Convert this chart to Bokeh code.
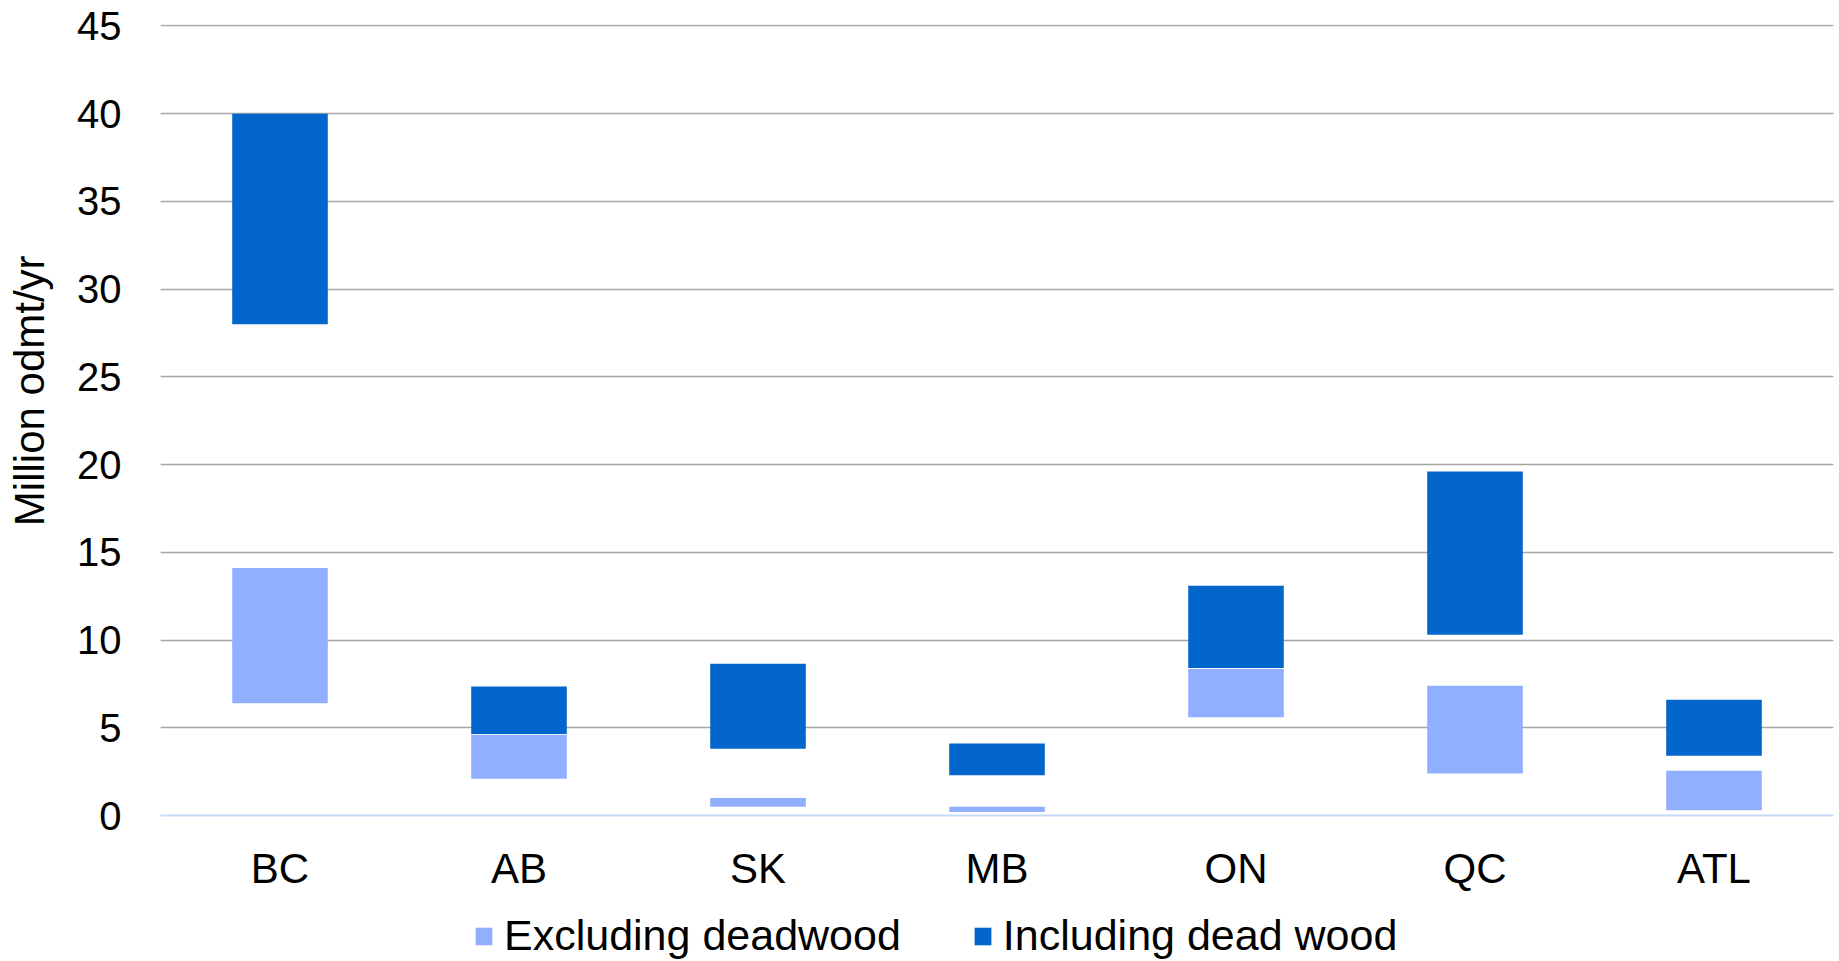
from bokeh.plotting import figure
from bokeh.layouts import column
from bokeh.models import (ColumnDataSource, Legend, LegendItem, Range1d,
                          FactorRange, SingleIntervalTicker)
from bokeh.embed import file_html
from bokeh.resources import INLINE

regions = ["BC", "AB", "SK", "MB", "ON", "QC", "ATL"]
excl_low = [6.4, 2.1, 0.5, 0.2, 5.6, 2.4, 0.3]
excl_high = [14.1, 4.6, 1.0, 0.5, 8.35, 7.4, 2.55]
incl_low = [28.0, 4.65, 3.8, 2.3, 8.4, 10.3, 3.4]
incl_high = [40.0, 7.35, 8.65, 4.1, 13.1, 19.6, 6.6]
series_names = ["Excluding deadwood", "Including dead wood"]

LIGHT = "#91AFFF"
DARK = "#0366CC"
FONT = "Liberation Sans"

src = ColumnDataSource(dict(region=regions, el=excl_low, eh=excl_high,
                            il=incl_low, ih=incl_high))

p = figure(x_range=FactorRange(factors=regions, range_padding=0),
           y_range=Range1d(0, 45.08), width=1839, height=900,
           output_backend="svg", toolbar_location=None,
           min_border_left=160, min_border_right=6, min_border_top=24,
           min_border_bottom=85)

r1 = p.vbar(x="region", bottom="el", top="eh", width=0.4, source=src,
            fill_color=LIGHT, line_color=None)
r2 = p.vbar(x="region", bottom="il", top="ih", width=0.4, source=src,
            fill_color=DARK, line_color=None)

p.outline_line_color = None
p.xgrid.grid_line_color = None
p.ygrid.grid_line_color = "#A6A6A6"
p.ygrid.grid_line_width = 1.5

p.yaxis.ticker = SingleIntervalTicker(interval=5)
p.yaxis.axis_line_color = None
p.yaxis.major_tick_line_color = None
p.yaxis.minor_tick_line_color = None
p.yaxis.major_label_text_font = FONT
p.yaxis.major_label_text_font_size = "40px"
p.yaxis.major_label_text_color = "black"
p.yaxis.major_label_standoff = 33
p.yaxis.axis_label = "\u00a0" * 5 + "Million odmt/yr"
p.yaxis.axis_label_text_font = FONT
p.yaxis.axis_label_text_font_size = "42px"
p.yaxis.axis_label_text_font_style = "normal"
p.yaxis.axis_label_text_color = "black"
p.yaxis.axis_label_standoff = 21

p.xaxis.axis_line_color = "#C6D9F5"
p.xaxis.axis_line_width = 2
p.xaxis.major_tick_line_color = None
p.xaxis.minor_tick_line_color = None
p.xaxis.major_label_text_font = FONT
p.xaxis.major_label_text_font_size = "42px"
p.xaxis.major_label_text_color = "black"
p.xaxis.major_label_standoff = 23

# legend strip below the chart
lg = figure(width=1839, height=61, x_range=Range1d(0, 1), y_range=Range1d(0, 1),
            output_backend="svg", toolbar_location=None,
            min_border=0, min_border_left=160, min_border_right=6,
            min_border_top=0, min_border_bottom=0)
lg.axis.visible = False
lg.grid.visible = False
lg.outline_line_color = None
offscreen = ColumnDataSource(dict(x=[-5], top=[-5]))
d1 = lg.vbar(x="x", top="top", width=0.1, source=offscreen,
             fill_color=LIGHT, line_color=None)
d2 = lg.vbar(x="x", top="top", width=0.1, source=offscreen,
             fill_color=DARK, line_color=None)

legend = Legend(items=[LegendItem(label=series_names[0], renderers=[d1]),
                       LegendItem(label=series_names[1], renderers=[d2])],
                orientation="horizontal", location=(313, 1),
                glyph_width=21, glyph_height=22, label_standoff=10, spacing=71,
                padding=0, margin=0, border_line_color=None,
                background_fill_alpha=0,
                label_text_font=FONT, label_text_font_size="43px",
                label_text_color="black", label_height=44)
lg.add_layout(legend, "center")

layout = column(p, lg, spacing=0)
open("out.html", "w").write(file_html(layout, INLINE))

****

Work to complete:
Return exactly what appears from the opening line of the material through the line with "il=incl_low, ih=incl_high))", apart from the pictures.

Answer for the task:
Convert this chart to Bokeh code.
from bokeh.plotting import figure
from bokeh.layouts import column
from bokeh.models import (ColumnDataSource, Legend, LegendItem, Range1d,
                          FactorRange, SingleIntervalTicker)
from bokeh.embed import file_html
from bokeh.resources import INLINE

regions = ["BC", "AB", "SK", "MB", "ON", "QC", "ATL"]
excl_low = [6.4, 2.1, 0.5, 0.2, 5.6, 2.4, 0.3]
excl_high = [14.1, 4.6, 1.0, 0.5, 8.35, 7.4, 2.55]
incl_low = [28.0, 4.65, 3.8, 2.3, 8.4, 10.3, 3.4]
incl_high = [40.0, 7.35, 8.65, 4.1, 13.1, 19.6, 6.6]
series_names = ["Excluding deadwood", "Including dead wood"]

LIGHT = "#91AFFF"
DARK = "#0366CC"
FONT = "Liberation Sans"

src = ColumnDataSource(dict(region=regions, el=excl_low, eh=excl_high,
                            il=incl_low, ih=incl_high))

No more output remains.